**Exercise task**
Leaving the pictures aside, transcribe every line below exactly.

**Data provided**

** Begin **

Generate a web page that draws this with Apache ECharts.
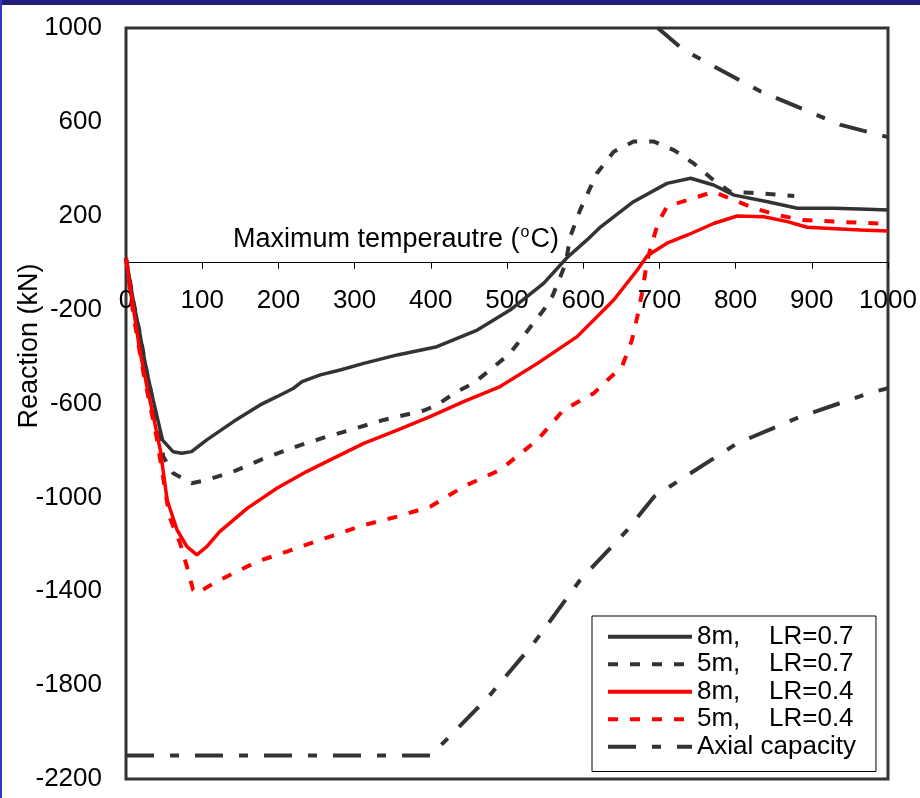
<!DOCTYPE html>
<html>
<head>
<meta charset="utf-8">
<script src="https://cdn.jsdelivr.net/npm/echarts@6/dist/echarts.min.js"></script>
<style>
  html, body { margin: 0; padding: 0; background: #fff; }
  #chart { width: 920px; height: 798px; }
  .frame-top { position: absolute; left: 0; top: 0; width: 920px; height: 5px; background: #1f1f7a; }
  .frame-left { position: absolute; left: 0; top: 0; width: 2px; height: 798px; background: #3434c4; }
</style>
</head>
<body>
<div id="chart"></div>
<div class="frame-top"></div>
<div class="frame-left"></div>
<script>
// temperature (oC), reaction (kN)
const s8m07 = [
  [0, 20], [10, -170], [18, -300], [27, -460], [36, -590], [48, -756], [62, -806],
  [73, -812], [86, -805], [106, -755], [141, -677], [176, -606], [198, -571],
  [220, -535], [231, -507], [255, -478], [281, -457], [312, -429], [356, -393],
  [408, -358], [461, -287], [504, -202], [548, -88], [579, 22], [605, 97],
  [623, 153], [666, 260], [710, 338], [741, 360], [771, 331], [798, 288],
  [842, 260], [881, 232], [929, 232], [973, 228], [1000, 224]
];
const s5m07 = [
  [0, 20], [10, -170], [18, -300], [27, -460], [36, -600], [49, -827], [62, -897],
  [86, -940], [106, -926], [141, -890], [176, -841], [211, -798], [229, -777],
  [264, -741], [294, -713], [338, -670], [391, -630], [408, -606], [434, -550],
  [456, -514], [483, -443], [504, -386], [526, -294], [548, -202], [560, -140],
  [570, -60], [577, -3], [583, 111], [596, 225], [618, 381], [640, 473],
  [666, 516], [693, 516], [719, 480], [745, 423], [771, 352], [793, 302],
  [820, 298], [877, 284]
];
const s8m04 = [
  [0, 20], [9, -180], [18, -372], [27, -520], [36, -656], [45, -798], [54, -1011],
  [67, -1139], [80, -1210], [93, -1245], [106, -1210], [123, -1146], [159, -1047],
  [198, -961], [237, -890], [268, -840], [312, -770], [356, -713], [399, -656],
  [443, -592], [491, -528], [540, -429], [592, -315], [640, -159], [671, -31],
  [684, 30], [710, 83], [737, 118], [772, 168], [802, 199], [837, 196],
  [868, 175], [894, 151], [925, 146], [964, 139], [1000, 135]
];
const s5m04 = [
  [0, 20], [10, -230], [23, -471], [40, -741], [57, -1082], [71, -1196], [80, -1295],
  [88, -1394], [93, -1409], [115, -1366], [141, -1323], [172, -1274], [211, -1231],
  [255, -1181], [268, -1167], [312, -1118], [356, -1082], [399, -1040], [443, -954],
  [491, -883], [540, -755], [574, -628], [614, -556], [632, -500], [651, -443],
  [664, -329], [671, -230], [678, -116], [682, -31], [685, 20], [689, 68],
  [698, 168], [710, 239], [737, 267], [771, 302], [798, 267], [824, 232],
  [855, 203], [888, 182], [929, 175], [1000, 165]
];
// axial capacity: compression branch and tension branch
const axialLow = [
  [0, -2100], [400, -2100], [474, -1856], [535, -1622], [596, -1352], [658, -1139],
  [693, -997], [802, -770], [885, -656], [977, -554], [1000, -535]
];
const axialHigh = [
  [698, 1000], [732, 906], [833, 729], [938, 587], [1000, 535]
];

const xTicks = [0, 100, 200, 300, 400, 500, 600, 700, 800, 900, 1000];
const yTicks = [-2200, -1800, -1400, -1000, -600, -200, 200, 600, 1000];
const names = ['8m,    LR=0.7', '5m,    LR=0.7', '8m,    LR=0.4', '5m,    LR=0.4', 'Axial capacity'];

const FONT = 'Liberation Sans, Arial, sans-serif';
const DARK = '#333333';
const RED = '#ff0000';

// plot box in pixels
const G_TOP = 28, G_BOTTOM = 779;
const Y_MIN = -2200, Y_MAX = 1000;
const zeroPx = G_TOP + (Y_MAX / (Y_MAX - Y_MIN)) * (G_BOTTOM - G_TOP);

const chart = echarts.init(document.getElementById('chart'));

function line(name, data, color, width, type) {
  return {
    name: name,
    type: 'line',
    data: data,
    symbol: 'none',
    showSymbol: false,
    smooth: false,
    animation: false,
    lineStyle: { color: color, width: width, type: type },
    itemStyle: { color: color }
  };
}

chart.setOption({
  animation: false,
  backgroundColor: '#fff',
  grid: {
    left: 126, top: G_TOP, right: 32, bottom: 798 - G_BOTTOM,
    containLabel: false,
    outerBoundsMode: 'none',
    show: true, borderColor: DARK, borderWidth: 3, backgroundColor: '#fff'
  },
  xAxis: {
    type: 'value',
    min: 0, max: 1000,
    offset: -(G_BOTTOM - zeroPx),
    axisLine: { onZero: false, lineStyle: { color: '#000', width: 1 } },
    axisTick: { show: true, length: 6, lineStyle: { color: '#000' }, customValues: xTicks },
    axisLabel: {
      color: '#000', fontFamily: FONT, fontSize: 26, margin: 25,
      customValues: xTicks,
      formatter: v => String(v)
    },
    splitLine: { show: false }
  },
  yAxis: {
    type: 'value',
    min: Y_MIN, max: Y_MAX,
    axisLine: { show: false },
    axisTick: { show: false },
    axisLabel: {
      color: '#000', fontFamily: FONT, fontSize: 26, margin: 24,
      customValues: yTicks,
      formatter: v => String(v)
    },
    splitLine: { show: false }
  },
  legend: {
    orient: 'vertical',
    left: 592, top: 616,
    padding: [7, 20, 11, 14],
    itemGap: 0,
    itemWidth: 84, itemHeight: 14,
    backgroundColor: '#fff',
    borderColor: '#000', borderWidth: 1,
    itemStyle: { opacity: 0 },
    lineStyle: { width: 4 },
    data: names,
    formatter: function (n) {
      const p = n.split(/,\s+/);
      return p.length > 1 ? '{a|' + p[0] + ',}{b|' + p[1] + '}' : '{b|' + n + '}';
    },
    textStyle: {
      color: '#000', fontFamily: FONT, fontSize: 26, lineHeight: 27.5,
      rich: {
        a: { width: 72, fontSize: 26, fontFamily: FONT, color: '#000', lineHeight: 27.5 },
        b: { fontSize: 26, fontFamily: FONT, color: '#000', lineHeight: 27.5 }
      }
    }
  },
  graphic: [
    {
      type: 'text', left: 233, top: 225, z: 10,
      style: {
        text: '{n|Maximum temperautre (}{s|o}{n|C)}',
        rich: {
          n: { fontSize: 27, fontFamily: FONT, fill: '#000', lineHeight: 30 },
          s: { fontSize: 16, fontFamily: FONT, fill: '#000', lineHeight: 30, verticalAlign: 'top', padding: [0, 1, 0, 1] }
        }
      }
    },
    {
      type: 'text', x: 30, y: 346, rotation: Math.PI / 2, z: 10,
      style: {
        text: 'Reaction (kN)', fontSize: 27, fontFamily: FONT, fill: '#000',
        align: 'center', verticalAlign: 'middle'
      }
    }
  ],
  series: [
    line(names[0], s8m07, DARK, 3.5, 'solid'),
    line(names[1], s5m07, DARK, 4, [10, 12]),
    line(names[2], s8m04, RED, 3.5, 'solid'),
    line(names[3], s5m04, RED, 4, [10, 12]),
    line(names[4], axialLow, DARK, 4, [28, 16, 9, 16]),
    line(names[4], axialHigh, DARK, 4, [28, 16, 9, 16])
  ]
});
</script>
</body>
</html>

** End **

**Solved exercise**
Generate a web page that draws this with Apache ECharts.
<!DOCTYPE html>
<html>
<head>
<meta charset="utf-8">
<script src="https://cdn.jsdelivr.net/npm/echarts@6/dist/echarts.min.js"></script>
<style>
  html, body { margin: 0; padding: 0; background: #fff; }
  #chart { width: 920px; height: 798px; }
  .frame-top { position: absolute; left: 0; top: 0; width: 920px; height: 5px; background: #1f1f7a; }
  .frame-left { position: absolute; left: 0; top: 0; width: 2px; height: 798px; background: #3434c4; }
</style>
</head>
<body>
<div id="chart"></div>
<div class="frame-top"></div>
<div class="frame-left"></div>
<script>
// temperature (oC), reaction (kN)
const s8m07 = [
  [0, 20], [10, -170], [18, -300], [27, -460], [36, -590], [48, -756], [62, -806],
  [73, -812], [86, -805], [106, -755], [141, -677], [176, -606], [198, -571],
  [220, -535], [231, -507], [255, -478], [281, -457], [312, -429], [356, -393],
  [408, -358], [461, -287], [504, -202], [548, -88], [579, 22], [605, 97],
  [623, 153], [666, 260], [710, 338], [741, 360], [771, 331], [798, 288],
  [842, 260], [881, 232], [929, 232], [973, 228], [1000, 224]
];
const s5m07 = [
  [0, 20], [10, -170], [18, -300], [27, -460], [36, -600], [49, -827], [62, -897],
  [86, -940], [106, -926], [141, -890], [176, -841], [211, -798], [229, -777],
  [264, -741], [294, -713], [338, -670], [391, -630], [408, -606], [434, -550],
  [456, -514], [483, -443], [504, -386], [526, -294], [548, -202], [560, -140],
  [570, -60], [577, -3], [583, 111], [596, 225], [618, 381], [640, 473],
  [666, 516], [693, 516], [719, 480], [745, 423], [771, 352], [793, 302],
  [820, 298], [877, 284]
];
const s8m04 = [
  [0, 20], [9, -180], [18, -372], [27, -520], [36, -656], [45, -798], [54, -1011],
  [67, -1139], [80, -1210], [93, -1245], [106, -1210], [123, -1146], [159, -1047],
  [198, -961], [237, -890], [268, -840], [312, -770], [356, -713], [399, -656],
  [443, -592], [491, -528], [540, -429], [592, -315], [640, -159], [671, -31],
  [684, 30], [710, 83], [737, 118], [772, 168], [802, 199], [837, 196],
  [868, 175], [894, 151], [925, 146], [964, 139], [1000, 135]
];
const s5m04 = [
  [0, 20], [10, -230], [23, -471], [40, -741], [57, -1082], [71, -1196], [80, -1295],
  [88, -1394], [93, -1409], [115, -1366], [141, -1323], [172, -1274], [211, -1231],
  [255, -1181], [268, -1167], [312, -1118], [356, -1082], [399, -1040], [443, -954],
  [491, -883], [540, -755], [574, -628], [614, -556], [632, -500], [651, -443],
  [664, -329], [671, -230], [678, -116], [682, -31], [685, 20], [689, 68],
  [698, 168], [710, 239], [737, 267], [771, 302], [798, 267], [824, 232],
  [855, 203], [888, 182], [929, 175], [1000, 165]
];
// axial capacity: compression branch and tension branch
const axialLow = [
  [0, -2100], [400, -2100], [474, -1856], [535, -1622], [596, -1352], [658, -1139],
  [693, -997], [802, -770], [885, -656], [977, -554], [1000, -535]
];
const axialHigh = [
  [698, 1000], [732, 906], [833, 729], [938, 587], [1000, 535]
];

const xTicks = [0, 100, 200, 300, 400, 500, 600, 700, 800, 900, 1000];
const yTicks = [-2200, -1800, -1400, -1000, -600, -200, 200, 600, 1000];
const names = ['8m,    LR=0.7', '5m,    LR=0.7', '8m,    LR=0.4', '5m,    LR=0.4', 'Axial capacity'];

const FONT = 'Liberation Sans, Arial, sans-serif';
const DARK = '#333333';
const RED = '#ff0000';

// plot box in pixels
const G_TOP = 28, G_BOTTOM = 779;
const Y_MIN = -2200, Y_MAX = 1000;
const zeroPx = G_TOP + (Y_MAX / (Y_MAX - Y_MIN)) * (G_BOTTOM - G_TOP);

const chart = echarts.init(document.getElementById('chart'));

function line(name, data, color, width, type) {
  return {
    name: name,
    type: 'line',
    data: data,
    symbol: 'none',
    showSymbol: false,
    smooth: false,
    animation: false,
    lineStyle: { color: color, width: width, type: type },
    itemStyle: { color: color }
  };
}

chart.setOption({
  animation: false,
  backgroundColor: '#fff',
  grid: {
    left: 126, top: G_TOP, right: 32, bottom: 798 - G_BOTTOM,
    containLabel: false,
    outerBoundsMode: 'none',
    show: true, borderColor: DARK, borderWidth: 3, backgroundColor: '#fff'
  },
  xAxis: {
    type: 'value',
    min: 0, max: 1000,
    offset: -(G_BOTTOM - zeroPx),
    axisLine: { onZero: false, lineStyle: { color: '#000', width: 1 } },
    axisTick: { show: true, length: 6, lineStyle: { color: '#000' }, customValues: xTicks },
    axisLabel: {
      color: '#000', fontFamily: FONT, fontSize: 26, margin: 25,
      customValues: xTicks,
      formatter: v => String(v)
    },
    splitLine: { show: false }
  },
  yAxis: {
    type: 'value',
    min: Y_MIN, max: Y_MAX,
    axisLine: { show: false },
    axisTick: { show: false },
    axisLabel: {
      color: '#000', fontFamily: FONT, fontSize: 26, margin: 24,
      customValues: yTicks,
      formatter: v => String(v)
    },
    splitLine: { show: false }
  },
  legend: {
    orient: 'vertical',
    left: 592, top: 616,
    padding: [7, 20, 11, 14],
    itemGap: 0,
    itemWidth: 84, itemHeight: 14,
    backgroundColor: '#fff',
    borderColor: '#000', borderWidth: 1,
    itemStyle: { opacity: 0 },
    lineStyle: { width: 4 },
    data: names,
    formatter: function (n) {
      const p = n.split(/,\s+/);
      return p.length > 1 ? '{a|' + p[0] + ',}{b|' + p[1] + '}' : '{b|' + n + '}';
    },
    textStyle: {
      color: '#000', fontFamily: FONT, fontSize: 26, lineHeight: 27.5,
      rich: {
        a: { width: 72, fontSize: 26, fontFamily: FONT, color: '#000', lineHeight: 27.5 },
        b: { fontSize: 26, fontFamily: FONT, color: '#000', lineHeight: 27.5 }
      }
    }
  },
  graphic: [
    {
      type: 'text', left: 233, top: 225, z: 10,
      style: {
        text: '{n|Maximum temperautre (}{s|o}{n|C)}',
        rich: {
          n: { fontSize: 27, fontFamily: FONT, fill: '#000', lineHeight: 30 },
          s: { fontSize: 16, fontFamily: FONT, fill: '#000', lineHeight: 30, verticalAlign: 'top', padding: [0, 1, 0, 1] }
        }
      }
    },
    {
      type: 'text', x: 30, y: 346, rotation: Math.PI / 2, z: 10,
      style: {
        text: 'Reaction (kN)', fontSize: 27, fontFamily: FONT, fill: '#000',
        align: 'center', verticalAlign: 'middle'
      }
    }
  ],
  series: [
    line(names[0], s8m07, DARK, 3.5, 'solid'),
    line(names[1], s5m07, DARK, 4, [10, 12]),
    line(names[2], s8m04, RED, 3.5, 'solid'),
    line(names[3], s5m04, RED, 4, [10, 12]),
    line(names[4], axialLow, DARK, 4, [28, 16, 9, 16]),
    line(names[4], axialHigh, DARK, 4, [28, 16, 9, 16])
  ]
});
</script>
</body>
</html>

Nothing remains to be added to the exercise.